William Beeston was sent to the Marshalsea prison on 4 May 1640; Sir Henry Herbert, the Master of the Revels, gave control of the theatres and their associated actors' companies to Sir William Davenant, playwright and manager. During this time Beeston's boys were not nearly as successful due to William Davenant's being busy with other endeavours at the time. Most of his time was possessed by something called "the Army Plot". The Lord Chamberlain did not predict this when he gave the governor position to Davenant, so when Davenant fled the country the Lord Chamberlain was forced to bring William Beeston back. Due to this turn of events, Beeston was released on bail from the prison and reclaimed his position as governor of the Phoenix in 1641.

Also in 1640, Beeston's Boys were combined with adult actors to form the King and Queen's Company.

==Repertory==
Thanks to the decades-long career of their founder, the Beeston's Boys had a rich repertory of stage plays to draw upon, including works by the best playwrights of the Caroline age.

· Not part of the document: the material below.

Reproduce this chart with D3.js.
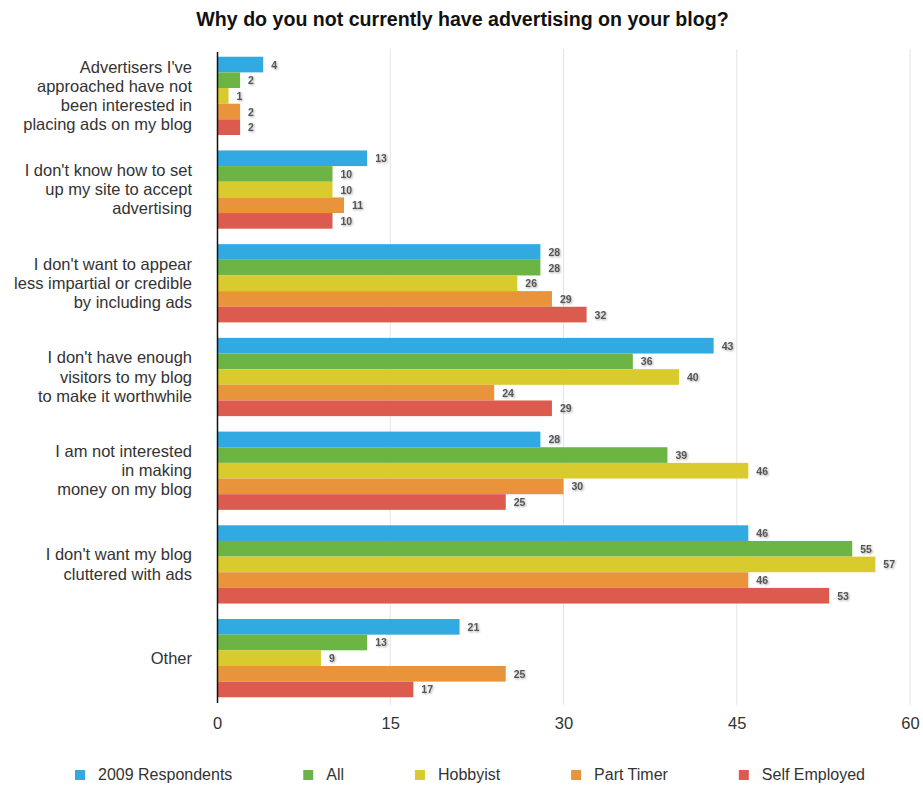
<!DOCTYPE html>
<html><head><meta charset="utf-8">
<script src="https://cdn.jsdelivr.net/npm/d3@7"></script>
<style>body{margin:0;background:#fff;} svg{display:block;font-family:"Liberation Sans",Arial,sans-serif;}</style>
</head><body>
<svg id="c" width="923" height="785"></svg>
<script>
const title = "Why do you not currently have advertising on your blog?";
const categories = [
  ["Advertisers I've", "approached have not", "been interested in", "placing ads on my blog"],
  ["I don't know how to set", "up my site to accept", "advertising"],
  ["I don't want to appear", "less impartial or credible", "by including ads"],
  ["I don't have enough", "visitors to my blog", "to make it worthwhile"],
  ["I am not interested", "in making", "money on my blog"],
  ["I don't want my blog", "cluttered with ads"],
  ["Other"]
];
const seriesNames = ["2009 Respondents", "All", "Hobbyist", "Part Timer", "Self Employed"];
const respondents2009 = [4, 13, 28, 43, 28, 46, 21];
const all = [2, 10, 28, 36, 39, 55, 13];
const hobbyist = [1, 10, 26, 40, 46, 57, 9];
const partTimer = [2, 11, 29, 24, 30, 46, 25];
const selfEmployed = [2, 10, 32, 29, 25, 53, 17];
const xTicks = [0, 15, 30, 45, 60];
const colors = ["#31a9e1", "#6cb545", "#d9ca2d", "#e9943a", "#dd5a4e"];
const seriesValues = [respondents2009, all, hobbyist, partTimer, selfEmployed];

const svg = d3.select("#c");
const mLeft = 217, mRight = 910, mTop = 49, mBottom = 705;

const defs = svg.append("defs");
const f = defs.append("filter").attr("id","sh").attr("x","-20%").attr("y","-20%").attr("width","160%").attr("height","160%");
f.append("feDropShadow").attr("dx",1).attr("dy",1).attr("stdDeviation",0.8).attr("flood-color","#000").attr("flood-opacity",0.35);

const x = d3.scaleLinear().domain([0, 60]).range([mLeft, mRight]);
const y0 = d3.scaleBand().domain(d3.range(categories.length)).range([mTop, mBottom]).paddingInner(0.165).paddingOuter(0.0825);
const y1 = d3.scaleBand().domain(d3.range(seriesNames.length)).range([0, y0.bandwidth()]);

// grid
svg.append("g").selectAll("line").data(xTicks.filter(d=>d>0)).join("line")
  .attr("x1",d=>x(d)).attr("x2",d=>x(d)).attr("y1",mTop).attr("y2",mBottom)
  .attr("stroke","#e4e4e4").attr("stroke-width",1);

// bars
const g = svg.append("g");
categories.forEach((c, i) => {
  seriesValues.forEach((vals, s) => {
    g.append("rect").attr("x", x(0)).attr("y", y0(i) + y1(s))
      .attr("width", x(vals[i]) - x(0)).attr("height", y1.bandwidth())
      .attr("fill", colors[s]);
    g.append("text").attr("x", x(vals[i]) + 8).attr("y", y0(i) + y1(s) + y1.bandwidth()/2 + 4)
      .attr("font-size", 10.5).attr("font-weight","bold").attr("fill","#555").attr("filter","url(#sh)")
      .text(vals[i]);
  });
});

// axis line
svg.append("line").attr("x1",x(0)+0.5).attr("x2",x(0)+0.5).attr("y1",mTop+3).attr("y2",mBottom-2)
  .attr("stroke","#111").attr("stroke-width",1.5);

// x tick labels
const xAxis = d3.axisBottom(x).tickValues(xTicks).tickSize(0).tickPadding(0);
const ax = svg.append("g").attr("transform",`translate(0,${mBottom+24})`).call(xAxis);
ax.select(".domain").remove();
ax.selectAll("text").attr("dy",0).attr("font-size",16.5).attr("fill","#333").attr("font-family","Liberation Sans, Arial, sans-serif");

// category labels
categories.forEach((lines, i) => {
  const cy = y0(i) + y0.bandwidth()/2;
  const lh = 19.2;
  const t = svg.append("text").attr("text-anchor","end").attr("font-size",16.5).attr("fill","#333");
  lines.forEach((ln, k) => {
    t.append("tspan").attr("x",192).attr("y", cy + (k - (lines.length-1)/2)*lh + 5.5).text(ln);
  });
});

// title
svg.append("text").attr("x",462.5).attr("y",25.5).attr("text-anchor","middle")
  .attr("font-size",19.6).attr("font-weight","bold").attr("fill","#111").text(title);

// legend: equal gaps between items
const legStart = 75, legEnd = 865, sw = 23;
const tmp = svg.append("text").attr("font-size",16);
const widths = seriesNames.map(n => { tmp.text(n); return sw + tmp.node().getComputedTextLength(); });
tmp.remove();
const gap = (legEnd - legStart - d3.sum(widths)) / (seriesNames.length - 1);
let cx = legStart;
seriesNames.forEach((n, s) => {
  svg.append("rect").attr("x",cx).attr("y",770).attr("width",10).attr("height",10).attr("fill",colors[s]);
  svg.append("text").attr("x",cx+sw).attr("y",780).attr("font-size",16).attr("fill","#333").text(n);
  cx += widths[s] + gap;
});
</script>
</body></html>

In their short heyday, the boys acted:

- All's Lost by Lust (William Rowley)
- Argalus and Parthenia (Henry Glapthorne)
- The Bloody Banquet ("T. D.")
- The Bondman (Philip Massinger)
- The Bride (Thomas Nabbes)
- The Changeling (Middleton/Rowley)
- The Cid Part 1 (Joseph Rutter)
- The City Nightcap (Robert Davenport)
- The Coronation (James Shirley)
- The Court Beggar (Richard Brome)
- The Cunning Lovers (Alexander Brome?)
- The Example (Shirley)
- A Fair Quarrel (Middleton/Rowley)

- The Grateful Servant (Shirley)
- The Great Duke of Florence (Massinger)
- A Jovial Crew (Brome)
- King John and Matilda (Davenport)
- A Mad Couple Well Matched (Richard Brome)
- The Maid of Honour (Massinger)
- The Maid's Revenge (Shirley)
- A New Way to Pay Old Debts (Massinger)
- The Rape of Lucrece (Thomas Heywood)
- The Renegado (Massinger)
- 'Tis Pity She's a Whore (John Ford)
- The Wedding (Shirley)
- Wit in a Constable (Glapthorne)
- The Young Admiral (Shirley)

This repertoire of plays was interesting considering most of the Beeston's Boys plays were placed in the charge of the Cockpit Theatre, and many of these plays also showed up in the repertoire of the Old Queen Henrietta's Company. Suggesting that many of the members of the Beeston's Boys were formerly members of that company, or associated with them in some way. Christopher Beeston had an order passed that placed the repertoire of plays in the charge of the Cockpit Theatre. This strengthened the Beeston Boys ties to the Cockpit Theatre. Making it impossible for them to continue to produce plays if ever asked to leave the cockpit, and ensured them a theatre to perform at.

==Aftermath==

Beeston's Boys were disbanded along with every other theatre in London when the Coup d'état led by Oliver Cromwell happened. 2 September 1642 was the day that every theatre company was outlawed from performing. There is not much else that is mentioned about Beeston's Boys after this time, but it is suspected that the company continued acting in the 1650s since there is a reference of William Beeston training another group of boys to take the stage. Beeston made repairs to the theatre in 1650 in the hopes that the company could start anew. Even after the London theatres were closed in 1642, William Beeston maintained a long-term commitment to re-establishing the Beeston's Boys company. He made a significant effort in 1650, during the Interregnum. Contrary to popular opinion, all dramatic activity in London did not cease with the 1642 closing of the theatres; there was a notable burst of activity in the late 1640s – players would perform plays for audiences, the London authorities would suppress them, and players would try again, whenever they thought they could get away with it. In the midst of this activity, William Beeston paid for repairs to the Cockpit Theatre and attempted to gather together a group of "apprentices and covenant servants" to train them for the stage. The effort, unfortunately, came to nothing in a new and harsher round of suppression by local authorities.

Beeston had better luck at the start of the Restoration, when he was able to recruit a new troupe of Beeston's Boys for a time. They played at the Cockpit and the Salisbury Court Theatre in the first few years of the Restoration era.